Right-wing alliance in Israel may backfire
JERUSALEM - Agence France-Presse
Israeli Prime Minister Netanyahu (R) and his Foreign Minister Lieberman plan to form a new right-wing bloc. REUTERS photo
An alliance between Israeli Prime Minister Benjamin Netanyahu’s Likud party and Avigdor Lieberman’s ultranationalist Yisrael Beitenu has angered many within the premier’s party, commentators said yesterday.Late last week, Netanyahu and his foreign minister said their two parties would run on a joint list in the January general elections in a move likely to see them lead the next coalition government.
Netanyahu’s rightwing party, which holds 27 of the 120 seats in the Knesset, will today evening in Tel Aviv at the Likud Convention vote on the merger with Yisrael Beitenu, which holds 15 seats.

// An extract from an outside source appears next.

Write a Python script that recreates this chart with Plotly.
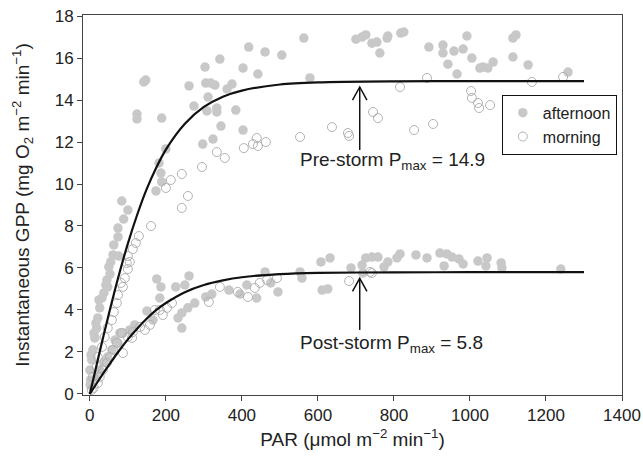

But the move has sparked widespread dissent within Likud with many fearing it would hurt the party, newspapers reported yesterday. “Half the Likud ministers either opposed to the merger with Yisrael Beitenu or have doubts about the agreement,” said the top-selling Yediot Aharonot, noting the announcement had sparked “fierce opposition” within the party.
Netanyahu’s ‘gamble’
Figures from a survey of Likud voters released at the weekend by Israel’s Channel 10 television showed 26 percent were against the move, while 58 percent were in favor. And 22 percent said they did not intend to vote for the united list in January. It also showed similar sentiments among Yisrael Beitenu voters, with 35 percent saying they were against the deal, while 51 percent supported it. “The house is burning,” a senior Likud figure told Haaretz. Another unnamed minister who spoke to Maariv newspaper was clearly bitter over the deal. “He gambled on our future just in order to ensure himself a third term in power,” he said.
With the party’s 3,700 members expected to turn out for the Likud Convention, Public Services Minister Michael Eitan was reportedly collecting signatures from the central committee members in order to force a secret ballot on the issue. “The merger is a mistake because it repels voters. Some of Lieberman’s voters don’t like Netanyahu, and some Likud voters don’t like Lieberman,” he told Israel HaYom, which is close to the Israeli leader.